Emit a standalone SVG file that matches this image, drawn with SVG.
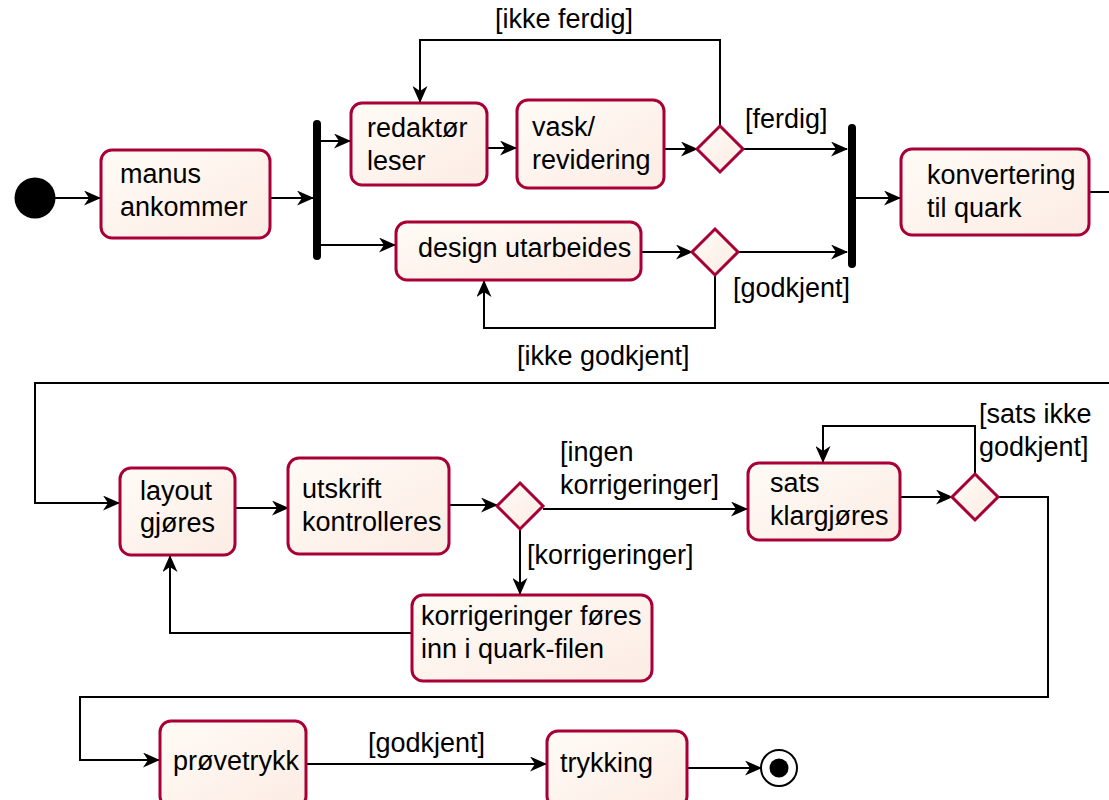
<svg xmlns="http://www.w3.org/2000/svg" width="1109" height="800" viewBox="0 0 1109 800">
  <defs>
    <linearGradient id="boxFill" x1="0" y1="0" x2="1" y2="1">
      <stop offset="0" stop-color="#fffbf6"/>
      <stop offset="1" stop-color="#fcece4"/>
    </linearGradient>
    <marker id="arrow" viewBox="0 0 17 15" refX="16" refY="7.5" markerWidth="17" markerHeight="15" markerUnits="userSpaceOnUse" orient="auto">
      <path d="M0,0 L17,7.5 L0,15 L5,7.5 Z" fill="#000"/>
    </marker>
  </defs>
  <style>
    .box { fill: url(#boxFill); stroke: #a80036; stroke-width: 3; }
    .dec { fill: url(#boxFill); stroke: #a80036; stroke-width: 3; }
    .bar { fill: #000; }
    .t { font-family: "Liberation Sans", Arial, sans-serif; font-size: 27px; fill: #000; }
    .edge { fill: none; stroke: #000; stroke-width: 2; marker-end: url(#arrow); }
  </style>
  <rect width="1109" height="800" fill="#fff"/>

  <!-- connectors -->
  <g id="connectors">
    <path class="edge" d="M55,198 H100"/>
    <path class="edge" d="M270,198 H313"/>
    <path class="edge" d="M321,141 H350"/>
    <path class="edge" d="M321,245 H395"/>
    <path class="edge" d="M487,148 H516"/>
    <path class="edge" d="M664,149 H697"/>
    <path class="edge" d="M720,126 V40 H420 V102"/>
    <path class="edge" d="M743,149 H847"/>
    <path class="edge" d="M641,252 H692"/>
    <path class="edge" d="M738,252 H847"/>
    <path class="edge" d="M715,275 V328 H484 V281"/>
    <path class="edge" d="M856,198 H900"/>
    <path class="edge" d="M1089,192 H1112 V383 H35 V503 H119"/>
    <path class="edge" d="M235,508 H288"/>
    <path class="edge" d="M449,505 H497"/>
    <path class="edge" d="M543,509 H747"/>
    <path class="edge" d="M520,529 V594"/>
    <path class="edge" d="M412,633 H170 V556"/>
    <path class="edge" d="M900,497 H952"/>
    <path class="edge" d="M975,474 V426 H823 V462"/>
    <path class="edge" d="M998,497 H1048 V697 H80 V760 H159"/>
    <path class="edge" d="M306,764 H546"/>
    <path class="edge" d="M687,768 H761"/>

    <text class="t" x="495" y="28">[ikke ferdig]</text>
    <text class="t" x="745" y="128">[ferdig]</text>
    <text class="t" x="733" y="297">[godkjent]</text>
    <text class="t" x="517" y="365">[ikke godkjent]</text>
    <text class="t" x="560" y="461">[ingen</text>
    <text class="t" x="560" y="494">korrigeringer]</text>
    <text class="t" x="527" y="564">[korrigeringer]</text>
    <text class="t" x="979" y="423">[sats ikke</text>
    <text class="t" x="979" y="456">godkjent]</text>
    <text class="t" x="368" y="752">[godkjent]</text>
  </g>

  <!-- start / end -->
  <g id="start"><circle cx="35" cy="198" r="20.5" fill="#000"/></g>
  <g id="end">
    <circle cx="779" cy="768" r="18" fill="#fff" stroke="#000" stroke-width="2"/>
    <circle cx="779" cy="768" r="9.5" fill="#000"/>
  </g>

  <!-- fork / join bars -->
  <g id="fork"><rect class="bar" x="313" y="120" width="8" height="140" rx="4"/></g>
  <g id="join"><rect class="bar" x="848" y="124" width="8" height="144" rx="4"/></g>

  <!-- actions -->
  <g id="manus">
    <rect class="box" x="101" y="150" width="169" height="88" rx="11"/>
    <text class="t" x="120" y="183">manus</text>
    <text class="t" x="120" y="216">ankommer</text>
  </g>
  <g id="redaktor">
    <rect class="box" x="351" y="103" width="136" height="82" rx="11"/>
    <text class="t" x="367" y="137">redaktør</text>
    <text class="t" x="367" y="170">leser</text>
  </g>
  <g id="vask">
    <rect class="box" x="517" y="100" width="147" height="88" rx="11"/>
    <text class="t" x="532" y="136">vask/</text>
    <text class="t" x="532" y="169">revidering</text>
  </g>
  <g id="design">
    <rect class="box" x="396" y="222" width="245" height="58" rx="11"/>
    <text class="t" x="418" y="257">design utarbeides</text>
  </g>
  <g id="konvertering">
    <rect class="box" x="901" y="149" width="188" height="86" rx="11"/>
    <text class="t" x="927" y="184">konvertering</text>
    <text class="t" x="927" y="217">til quark</text>
  </g>
  <g id="layout">
    <rect class="box" x="120" y="468" width="115" height="87" rx="11"/>
    <text class="t" x="140" y="500">layout</text>
    <text class="t" x="140" y="532">gjøres</text>
  </g>
  <g id="utskrift">
    <rect class="box" x="288" y="458" width="161" height="96" rx="11"/>
    <text class="t" x="302" y="498">utskrift</text>
    <text class="t" x="302" y="531">kontrolleres</text>
  </g>
  <g id="korrigeringer">
    <rect class="box" x="412" y="595" width="240" height="86" rx="11"/>
    <text class="t" x="421" y="625">korrigeringer føres</text>
    <text class="t" x="421" y="658">inn i quark-filen</text>
  </g>
  <g id="sats">
    <rect class="box" x="748" y="463" width="152" height="77" rx="11"/>
    <text class="t" x="770" y="492">sats</text>
    <text class="t" x="770" y="525">klargjøres</text>
  </g>
  <g id="provetrykk">
    <rect class="box" x="160" y="721" width="146" height="86" rx="11"/>
    <text class="t" x="173" y="770">prøvetrykk</text>
  </g>
  <g id="trykking">
    <rect class="box" x="547" y="731" width="140" height="76" rx="11"/>
    <text class="t" x="560" y="772">trykking</text>
  </g>

  <!-- decisions -->
  <g id="dec-ferdig"><path class="dec" d="M720,126 L743,149 L720,172 L697,149 Z"/></g>
  <g id="dec-godkjent"><path class="dec" d="M715,229 L738,252 L715,275 L692,252 Z"/></g>
  <g id="dec-korr"><path class="dec" d="M520,483 L543,506 L520,529 L497,506 Z"/></g>
  <g id="dec-sats"><path class="dec" d="M975,474 L998,497 L975,520 L952,497 Z"/></g>
</svg>
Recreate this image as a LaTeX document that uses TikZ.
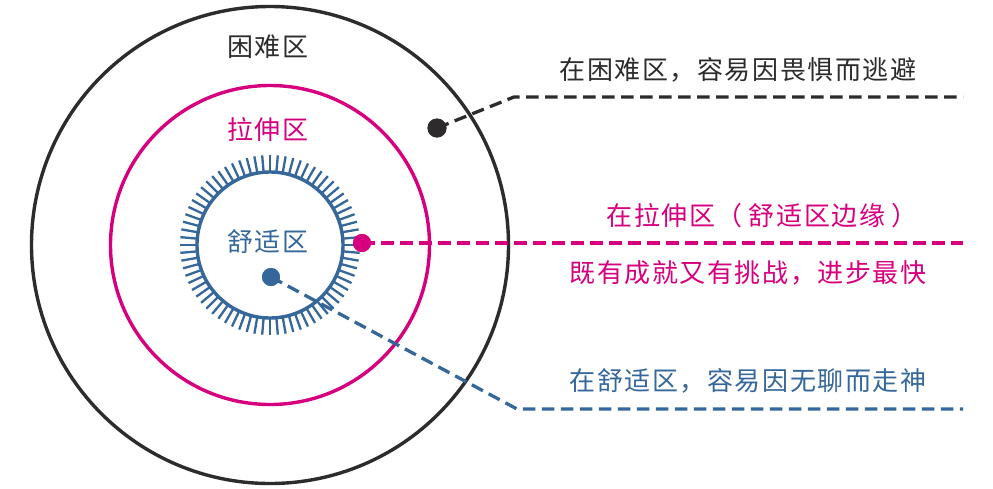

Work to be completed: In the copy, include no pictures; restate the listing above exactly.

Problem solution:
Emit a standalone SVG file that matches this image, drawn with SVG.
<svg xmlns="http://www.w3.org/2000/svg" width="1109" height="800" viewBox="0 0 1109 800">
  <defs>
    <linearGradient id="boxFill" x1="0" y1="0" x2="1" y2="1">
      <stop offset="0" stop-color="#fffbf6"/>
      <stop offset="1" stop-color="#fcece4"/>
    </linearGradient>
    <marker id="arrow" viewBox="0 0 17 15" refX="16" refY="7.5" markerWidth="17" markerHeight="15" markerUnits="userSpaceOnUse" orient="auto">
      <path d="M0,0 L17,7.5 L0,15 L5,7.5 Z" fill="#000"/>
    </marker>
  </defs>
  <style>
    .box { fill: url(#boxFill); stroke: #a80036; stroke-width: 3; }
    .dec { fill: url(#boxFill); stroke: #a80036; stroke-width: 3; }
    .bar { fill: #000; }
    .t { font-family: "Liberation Sans", Arial, sans-serif; font-size: 27px; fill: #000; }
    .edge { fill: none; stroke: #000; stroke-width: 2; marker-end: url(#arrow); }
  </style>
  <rect width="1109" height="800" fill="#fff"/>

  <!-- connectors -->
  <g id="connectors">
    <path class="edge" d="M55,198 H100"/>
    <path class="edge" d="M270,198 H313"/>
    <path class="edge" d="M321,141 H350"/>
    <path class="edge" d="M321,245 H395"/>
    <path class="edge" d="M487,148 H516"/>
    <path class="edge" d="M664,149 H697"/>
    <path class="edge" d="M720,126 V40 H420 V102"/>
    <path class="edge" d="M743,149 H847"/>
    <path class="edge" d="M641,252 H692"/>
    <path class="edge" d="M738,252 H847"/>
    <path class="edge" d="M715,275 V328 H484 V281"/>
    <path class="edge" d="M856,198 H900"/>
    <path class="edge" d="M1089,192 H1112 V383 H35 V503 H119"/>
    <path class="edge" d="M235,508 H288"/>
    <path class="edge" d="M449,505 H497"/>
    <path class="edge" d="M543,509 H747"/>
    <path class="edge" d="M520,529 V594"/>
    <path class="edge" d="M412,633 H170 V556"/>
    <path class="edge" d="M900,497 H952"/>
    <path class="edge" d="M975,474 V426 H823 V462"/>
    <path class="edge" d="M998,497 H1048 V697 H80 V760 H159"/>
    <path class="edge" d="M306,764 H546"/>
    <path class="edge" d="M687,768 H761"/>

    <text class="t" x="495" y="28">[ikke ferdig]</text>
    <text class="t" x="745" y="128">[ferdig]</text>
    <text class="t" x="733" y="297">[godkjent]</text>
    <text class="t" x="517" y="365">[ikke godkjent]</text>
    <text class="t" x="560" y="461">[ingen</text>
    <text class="t" x="560" y="494">korrigeringer]</text>
    <text class="t" x="527" y="564">[korrigeringer]</text>
    <text class="t" x="979" y="423">[sats ikke</text>
    <text class="t" x="979" y="456">godkjent]</text>
    <text class="t" x="368" y="752">[godkjent]</text>
  </g>

  <!-- start / end -->
  <g id="start"><circle cx="35" cy="198" r="20.5" fill="#000"/></g>
  <g id="end">
    <circle cx="779" cy="768" r="18" fill="#fff" stroke="#000" stroke-width="2"/>
    <circle cx="779" cy="768" r="9.5" fill="#000"/>
  </g>

  <!-- fork / join bars -->
  <g id="fork"><rect class="bar" x="313" y="120" width="8" height="140" rx="4"/></g>
  <g id="join"><rect class="bar" x="848" y="124" width="8" height="144" rx="4"/></g>

  <!-- actions -->
  <g id="manus">
    <rect class="box" x="101" y="150" width="169" height="88" rx="11"/>
    <text class="t" x="120" y="183">manus</text>
    <text class="t" x="120" y="216">ankommer</text>
  </g>
  <g id="redaktor">
    <rect class="box" x="351" y="103" width="136" height="82" rx="11"/>
    <text class="t" x="367" y="137">redaktør</text>
    <text class="t" x="367" y="170">leser</text>
  </g>
  <g id="vask">
    <rect class="box" x="517" y="100" width="147" height="88" rx="11"/>
    <text class="t" x="532" y="136">vask/</text>
    <text class="t" x="532" y="169">revidering</text>
  </g>
  <g id="design">
    <rect class="box" x="396" y="222" width="245" height="58" rx="11"/>
    <text class="t" x="418" y="257">design utarbeides</text>
  </g>
  <g id="konvertering">
    <rect class="box" x="901" y="149" width="188" height="86" rx="11"/>
    <text class="t" x="927" y="184">konvertering</text>
    <text class="t" x="927" y="217">til quark</text>
  </g>
  <g id="layout">
    <rect class="box" x="120" y="468" width="115" height="87" rx="11"/>
    <text class="t" x="140" y="500">layout</text>
    <text class="t" x="140" y="532">gjøres</text>
  </g>
  <g id="utskrift">
    <rect class="box" x="288" y="458" width="161" height="96" rx="11"/>
    <text class="t" x="302" y="498">utskrift</text>
    <text class="t" x="302" y="531">kontrolleres</text>
  </g>
  <g id="korrigeringer">
    <rect class="box" x="412" y="595" width="240" height="86" rx="11"/>
    <text class="t" x="421" y="625">korrigeringer føres</text>
    <text class="t" x="421" y="658">inn i quark-filen</text>
  </g>
  <g id="sats">
    <rect class="box" x="748" y="463" width="152" height="77" rx="11"/>
    <text class="t" x="770" y="492">sats</text>
    <text class="t" x="770" y="525">klargjøres</text>
  </g>
  <g id="provetrykk">
    <rect class="box" x="160" y="721" width="146" height="86" rx="11"/>
    <text class="t" x="173" y="770">prøvetrykk</text>
  </g>
  <g id="trykking">
    <rect class="box" x="547" y="731" width="140" height="76" rx="11"/>
    <text class="t" x="560" y="772">trykking</text>
  </g>

  <!-- decisions -->
  <g id="dec-ferdig"><path class="dec" d="M720,126 L743,149 L720,172 L697,149 Z"/></g>
  <g id="dec-godkjent"><path class="dec" d="M715,229 L738,252 L715,275 L692,252 Z"/></g>
  <g id="dec-korr"><path class="dec" d="M520,483 L543,506 L520,529 L497,506 Z"/></g>
  <g id="dec-sats"><path class="dec" d="M975,474 L998,497 L975,520 L952,497 Z"/></g>
</svg>
Recreate this image as a LaTeX document that uses TikZ.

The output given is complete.